The agent removes the scan-and-draft tax.
That is the right division of labor.
Chief of Staff: Your Personal To Do List
Category: Work you hate
I hate doing personal admin tasks.
I want to spend as little time as possible paying bills, registering kids for camps, filling out paperwork (no pun intended) and organizing any of that.
All this personal work arrives from a variety of sources: email, text, and calendar invites all compete for attention. None of it arrives ranked by importance. All of it arrives as urgent.
The Chief of Staff app starts with one narrow job:
Produce a daily brief.
It pulls from communication and calendar context, identifies what needs attention, and surfaces the few things worth acting on today.
Not everything.
What matters.
From there, it expands into weekly tracking, stale item detection, and in-flight work visibility.

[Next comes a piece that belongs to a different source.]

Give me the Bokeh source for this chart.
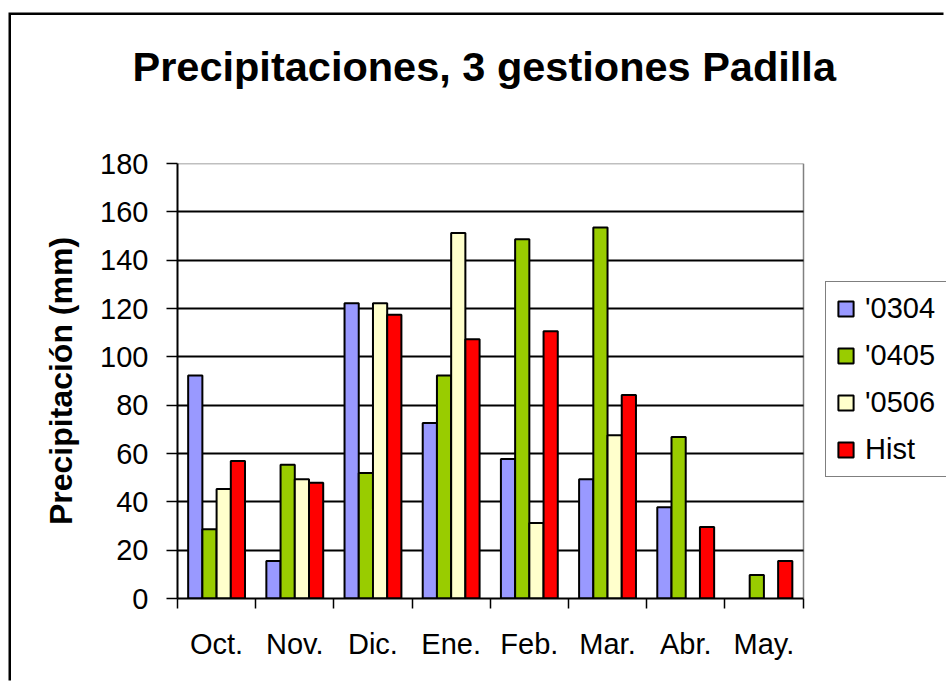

Again, it did not start as a fake executive assistant.
It started as a daily triage machine.
That is why it works.
Relationship Ops: Update Your CRM
Category: Work you hate
Does anyone enjoy updating their CRM?
Literally nobody answered yes to this question.
Everyone agrees that they need a CRM. Everyone agrees that they should do a better job updating their CRM. Nobody wants to do it.
It's so manual and so time consuming, that most people either do the bare minimum or do nothing at all.
Relationship Ops does this one task that you hate automatically.
It connects to activity sources, detects relationship signals, proposes CRM updates, and asks for approval.
That is the loop.
The agent logs. The human reviews.
No pipeline theater. No dashboard guilt. No manual data entry ritual.
It replaces a lightweight CRM because it does the real job with less friction.
The Real Playbook
The agent market is full of smoke right now.
Big promises. Fancy demos. Overbuilt workflows. "I replaced my team with AI" posts designed for attention, not truth.
Ignore most of it.
The agents that work follow a simpler pattern:
- They do one useful thing.
- They do it reliably.
- They keep the human in the loop.
- They earn more scope over time.
That is the playbook.
Start with the task you hate most.
Or find the SaaS tool you pay for but barely use.
Pick one job it should do.
Make the output good enough to review, trust, and repeat.
Then build the next layer.
Not because AI should replace your team.
Because the best agents do not start by replacing people.
They start by removing the work people should never have been doing manually in the first place.